Je ne dirais pas que la crise est inspirante, elle est là, c’est tout. D’une certaine façon, elle est présente dans mon travail depuis 2007-2008, au moment de la crise des subprimes. C’est durant cette période que j’ai pris réellement conscience que la dérégulation du monde avait une influence sur mes activités artistiques. Depuis, j’œuvre plutôt à ajuster les choses, à leur donner une dimension plus humaine.
Cette expérience va-t-elle changer vos pratiques dans le « monde d’après » ?
Non. J’ai conscience que l’on ne pourra sans doute pas revenir au business as usual après cette période mais j’ai mis en place une pratique créative depuis longtemps. Elle est basée sur la relation entre la sphère artistique et le monde quotidien et ne dépend pas vraiment du rythme des expositions ou des propositions. J’ai mon propre tempo.
Quels enseignements, selon vous, devons-nous tirer de cette crise sanitaire mondiale ?
On a pu voir que nos sociétés sont fragiles face aux chocs, mais nous sommes prêts à agir lorsque nous pensons que nos vies en dépendent. C’est très bien mais pas suffisant face au changement climatique qui nous menace à une bien plus grande échelle. Cette crise sanitaire sera traitée à un prix très élevé et avec de nombreux dégâts sociaux. Il n’en sera malheureusement pas de même pour le choc climatique.
Vous installez cet été votre atelier au Grand Palais, à Paris. Comment ce projet est-il né et qu’allez-vous y montrer ?
Il y a un mois, Chris Dercon m’a effectivement contacté pour me proposer d’installer mon atelier au Grand Palais. Il souhaitait un événement libre et non figé, d’où l’idée d’un espace en mouvement perpétuel. « Au jour le jour » n’est donc pas une exposition et encore moins un projet, c’est la réponse, en acte, d’un artiste face à une situation de crise. En installant mon atelier, en exposant ma pratique durant deux mois dans la nef du Grand Palais, il s’agit de remettre la parole de l’artiste au premier plan et de rendre public des moments, des sensations qui sont habituellement réservés au seul domaine privé.
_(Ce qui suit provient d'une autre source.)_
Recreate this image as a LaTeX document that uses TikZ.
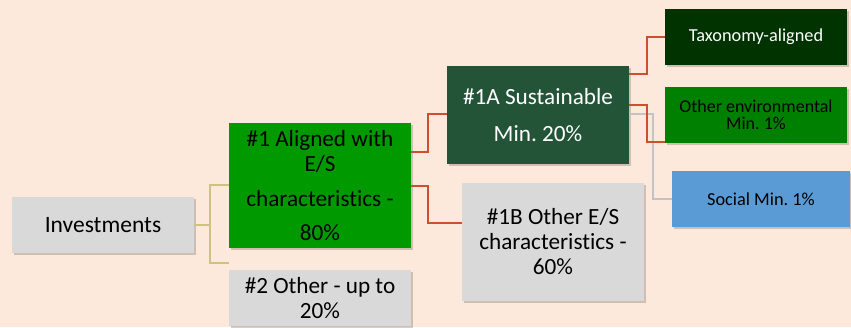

Cet atelier sera sans programme et non performatif.
CET ATELIER SERA SANS PROGRAMME ET NON PERFORMATIF
Il y aura deux axes de travail. L’un vertical, avec une pièce emblématique de ma démarche de ces dernières années qui s’appelle De la Maison au Studio (et vice versa), que j’ai commencée en 2012 et est toujours en cours. Cette ligne, créée avec mes lacets de chaussures noués entre eux, est ponctuée de petits déchets, détails du quotidien trouvés au sol. Aujourd’hui, elle mesure plus de 45 m de long et sera suspendue au « clocheton » situé au milieu de la nef. Elle sera agrandie durant les deux mois lors de mes déplacements entre mon domicile et mon nouveau lieu de travail. Cet axe vertical fait référence au monument français et à tous les événements qui s’y tiennent. C’est un anti-monument, un monument de l’invisible dans l’immensité de la nef qui sera en quelque sorte le négatif d’expositions comme Monumenta.
Le deuxième axe sera horizontal et reprendra l’idée que le ciel est tombé dans la nef. Il fera référence à la surface commerciale du lieu, qui va du salon des arts ménager (1960) jusqu’à des événements comme la FIAC. Il sera constitué d’affiches publicitaires à dos bleus, disposées au sol. Ce sera mon espace de travail. Je voudrais qu’ici « le monument » laisse place au processus, la parole de vérité associée habituellement à l’œuvre d’art à des « tentatives » multiples. Une chronique liée à tous les détails, à tous les aléas de l’existence quotidienne et battant au rythme de l’actualité.
« Au jour le jour », le studio de Franck Scurti sous la nef du Grand Palais, du 18 juillet au 23 août 2020, tous les week-ends de 16 heures à 20 heures sauf le week-end du 15 août.